Japanese porcelain, Chinese porcelain, Wedgwood, German stoneware

The three principal porcelain wares associated with Japan are Arita, Imari and Satsuma, the last being the most renowned. Prince Yoshihiro established the initial Satsuma factory in the late 16th Century with the aid of several Korean potters. Later ware (of the 19th Century) exhibits heavy gilding and lavish colour. Most of the Satsuma-style porcelain on show was produced in the Kutani factories.

A small selection from the Museum’s Chinese porcelain collection is represented. Numerically, Chinese pottery and porcelain is the largest subset of the Museum’s ceramics collection, containing not only the unique Fonthill Vase (c. 1300 AD), but material from the Han (206 BC - 220 AD), Tang (618 - 907 AD), Song (960 - 1279 AD), Yuan (1280 - 1368 AD), Ming (1368 - 1644 AD) and Qing (1644 - 1911 AD) Dynasties. The majority of porcelain on show is of a type referred to as ‘blanc-de-chine’, a term used to describe highly translucent porcelain made in Fujian province from the early 17th Century to the present.

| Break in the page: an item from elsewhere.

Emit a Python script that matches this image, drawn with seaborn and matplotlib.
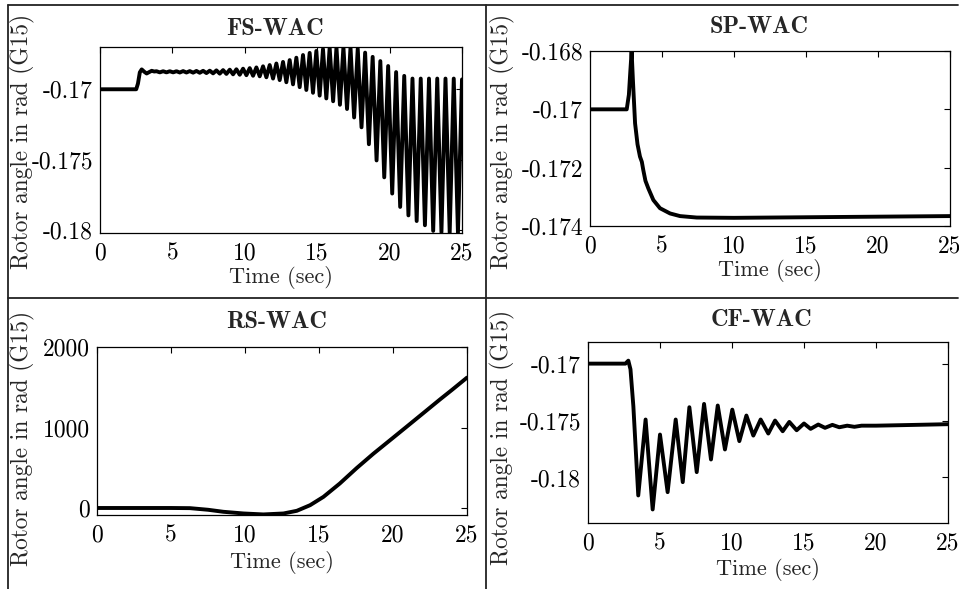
import numpy as np
import pandas as pd
import matplotlib
matplotlib.use("Agg")
import matplotlib.pyplot as plt
from matplotlib.lines import Line2D
import seaborn as sns

# ---------------- data ----------------
titles = ["FS-WAC", "SP-WAC", "RS-WAC", "CF-WAC"]
x_label = "Time (sec)"
y_label = "Rotor angle in rad (G15)"
x_ticks = [0, 5, 10, 15, 20, 25]

# FS-WAC: start-up part, then oscillation tops and bottoms
fs_start_t = [0.0, 2.50, 2.62, 2.75, 2.88, 3.05, 3.22, 3.40, 3.57, 3.75]
fs_start_v = [-0.17000, -0.17000, -0.16960, -0.16880, -0.16859, -0.16875, -0.16888, -0.16878, -0.16869, -0.16874]
fs_top_t = [3.90, 4.36, 4.82, 5.28, 5.74, 6.20, 6.66, 7.12, 7.58, 8.04, 8.50, 8.96, 9.42,
            9.88, 10.34, 10.80, 11.26, 11.72, 12.18, 12.64, 13.10, 13.56, 14.02, 14.48,
            14.94, 15.40, 15.86, 16.33, 16.81, 17.30, 17.80, 18.31, 18.83, 19.36, 19.90,
            20.45, 21.01, 21.58, 22.15, 22.72, 23.29, 23.86, 24.43, 25.00]
fs_top_v = [-0.16872, -0.16872, -0.16872, -0.16872, -0.16871, -0.16871, -0.16870, -0.16869,
            -0.16868, -0.16866, -0.16864, -0.16861, -0.16858, -0.16854, -0.16850, -0.16845,
            -0.16837, -0.16828, -0.16817, -0.16806, -0.16793, -0.16776, -0.16757, -0.16742,
            -0.16728, -0.16715, -0.16705, -0.16702, -0.16701, -0.16703, -0.16712, -0.16740,
            -0.16770, -0.16800, -0.16835, -0.16878, -0.16905, -0.16924, -0.16924, -0.16924,
            -0.16924, -0.16924, -0.16924, -0.16930]
fs_bot_t = [4.13, 4.59, 5.05, 5.51, 5.97, 6.43, 6.89, 7.35, 7.81, 8.27, 8.73, 9.19, 9.65,
            10.11, 10.57, 11.03, 11.49, 11.95, 12.41, 12.87, 13.33, 13.79, 14.25, 14.71,
            15.17, 15.63, 16.10, 16.57, 17.06, 17.55, 18.06, 18.57, 19.10, 19.63, 20.18,
            20.73, 21.30, 21.87, 22.44, 23.01, 23.58, 24.15, 24.72]
fs_bot_v = [-0.16880, -0.16880, -0.16880, -0.16881, -0.16881, -0.16882, -0.16883, -0.16885,
            -0.16887, -0.16889, -0.16891, -0.16894, -0.16897, -0.16900, -0.16904, -0.16908,
            -0.16915, -0.16924, -0.16935, -0.16950, -0.16965, -0.16985, -0.17005, -0.17025,
            -0.17045, -0.17065, -0.17085, -0.17110, -0.17140, -0.17200, -0.17270, -0.17390,
            -0.17505, -0.17625, -0.17740, -0.17835, -0.17895, -0.17935, -0.17965, -0.18005,
            -0.18015, -0.18018, -0.18018]
fs_yticks = [-0.18, -0.175, -0.17]
fs_yticklabels = ["-0.18", "-0.175", "-0.17"]

# SP-WAC
sp_t = [0.0, 2.55, 2.70, 2.80, 2.89, 2.98, 3.13, 3.30, 3.47, 3.60, 3.70, 3.85, 4.05, 4.40,
        4.86, 5.56, 6.25, 7.41, 10.0, 15.0, 20.0, 25.0]
sp_v = [-0.17000, -0.17000, -0.16950, -0.16870, -0.16802, -0.16900, -0.17048, -0.17120,
        -0.17162, -0.17180, -0.17208, -0.17245, -0.17271, -0.17311, -0.17339, -0.17357,
        -0.17366, -0.17371, -0.17372, -0.17370, -0.17368, -0.17366]
sp_yticks = [-0.174, -0.172, -0.17, -0.168]
sp_yticklabels = ["-0.174", "-0.172", "-0.17", "-0.168"]

# RS-WAC
rs_t = [0.0, 5.0, 6.28, 7.5, 8.53, 9.9, 11.24, 12.6, 13.5, 14.4, 15.3, 16.4, 17.55, 18.67,
        19.98, 20.93, 22.05, 23.18, 24.0, 25.0]
rs_v = [2, 2, 0, -20, -45, -66, -78, -66, -33, 37, 140, 305, 498, 675, 870, 1012, 1180,
        1350, 1470, 1620]
rs_yticks = [0, 1000, 2000]
rs_yticklabels = ["0", "1000", "2000"]

# CF-WAC
cf_t = [0.0, 2.60, 2.80, 2.95, 3.15, 3.49, 4.00, 4.49, 5.00, 5.53, 6.09, 6.58, 7.04, 7.55,
        8.06, 8.54, 9.01, 9.51, 10.02, 10.51, 11.00, 11.48, 11.99, 12.52, 12.99, 13.52,
        13.98, 14.49, 15.00, 15.46, 15.99, 16.46, 16.97, 17.45, 18.0, 18.5, 19.0, 20.0,
        22.0, 25.0]
cf_v = [-0.17000, -0.17000, -0.16974, -0.17050, -0.17374, -0.18158, -0.17491, -0.18281,
        -0.17623, -0.18129, -0.17491, -0.18041, -0.17383, -0.17953, -0.17354, -0.17842,
        -0.17368, -0.17754, -0.17404, -0.17681, -0.17456, -0.17632, -0.17491, -0.17614,
        -0.17500, -0.17594, -0.17512, -0.17585, -0.17526, -0.17573, -0.17535, -0.17564,
        -0.17538, -0.17559, -0.17545, -0.17555, -0.17545, -0.17545, -0.17540, -0.17532]
cf_yticks = [-0.18, -0.175, -0.17]
cf_yticklabels = ["-0.18", "-0.175", "-0.17"]

# ---------------- build tables ----------------
fs_df = pd.DataFrame({"t": fs_start_t + fs_top_t + fs_bot_t,
                      "v": fs_start_v + fs_top_v + fs_bot_v}).sort_values("t")
sp_df = pd.DataFrame({"t": sp_t, "v": sp_v})
rs_df = pd.DataFrame({"t": rs_t, "v": rs_v})
cf_df = pd.DataFrame({"t": cf_t, "v": cf_v})

# ---------------- style ----------------
sns.set_theme(style="white")
plt.rcParams["font.family"] = ["cmr10", "DejaVu Serif"]
plt.rcParams["axes.unicode_minus"] = False
plt.rcParams["axes.formatter.use_mathtext"] = True

W, H = 959, 589
fig = plt.figure(figsize=(W / 100, H / 100), dpi=100)

def rect(l, r, t, b):
    return [l / W, 1 - b / H, (r - l) / W, (b - t) / H]

# (data, rect, ylim, yticks, yticklabels, title x, title y, ylabel x, ylabel y, xlabel pad)
panels = [
    (fs_df, rect(100, 462, 47, 233), (-0.1802, -0.1670), fs_yticks, fs_yticklabels,
     0.483, 1.0645, -0.180, 0.49, 1),
    (sp_df, rect(590, 950, 51, 226), (-0.174, -0.168), sp_yticks, sp_yticklabels,
     0.469, 1.103, -0.208, 0.486, 1),
    (rs_df, rect(97, 467, 347, 515), (-85, 2000), rs_yticks, rs_yticklabels,
     0.486, 1.113, -0.168, 0.458, 3),
    (cf_df, rect(588, 948, 342, 523), (-0.1840, -0.1681), cf_yticks, cf_yticklabels,
     0.483, 1.088, -0.203, 0.47, 2),
]

for (df, pos, ylim, yt, ytl, tx, ty, lx, ly, xpad), title in zip(panels, titles):
    ax = fig.add_axes(pos)
    sns.lineplot(data=df, x="t", y="v", ax=ax, color="black", lw=2.8,
                 sort=False, estimator=None, solid_joinstyle="round",
                 solid_capstyle="round")
    ax.set_xlim(0, 25)
    ax.set_ylim(*ylim)
    ax.set_xticks(x_ticks)
    ax.set_xticklabels([str(v) for v in x_ticks])
    ax.set_yticks(yt)
    ax.set_yticklabels(ytl)
    ax.tick_params(direction="in", top=True, right=True, length=4, width=0.8,
                   labelsize=17, colors="black")
    ax.tick_params(axis="x", pad=7)
    ax.tick_params(axis="y", pad=5)
    for s in ax.spines.values():
        s.set_color("black")
        s.set_linewidth(0.9)
    ax.set_xlabel(x_label, fontsize=16, labelpad=xpad)
    ax.set_ylabel(y_label, fontsize=16.8)
    ax.yaxis.set_label_coords(lx, ly)
    ax.set_title(title, fontsize=17.5, fontfamily="cmb10", x=tx, y=ty, pad=0)

# panel frames
def fline(x0, y0, x1, y1):
    fig.add_artist(Line2D([x0 / W, x1 / W], [1 - y0 / H, 1 - y1 / H],
                          transform=fig.transFigure, color="#222222", lw=1.3))

fline(8, 5, 8, 589)
fline(8, 5, 958, 5)
fline(486, 5, 486, 589)
fline(8, 298, 958, 298)

fig.savefig("out.png", dpi=100)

The most important Wedgwood pottery came to this institution from the Museum of Irish Industry (established in 1847) during the late 19th Century. Founded in 1759 by Josiah Wedgwood, two main categories, that of jasper and basalt, were invented by the enterprising genius himself. Such was the market for Wedgwood in Ireland that the company opened a retail outlet in Dublin between 1772 and 1777.

The German and Flemish stoneware collection dates from the 16th Century and represents among others, the regional manufacturing centres of Frecken, Siegburg, Nassau and Grenzhausen. Surface decoration mainly consists of low relief arabesques, masks and coats of arms.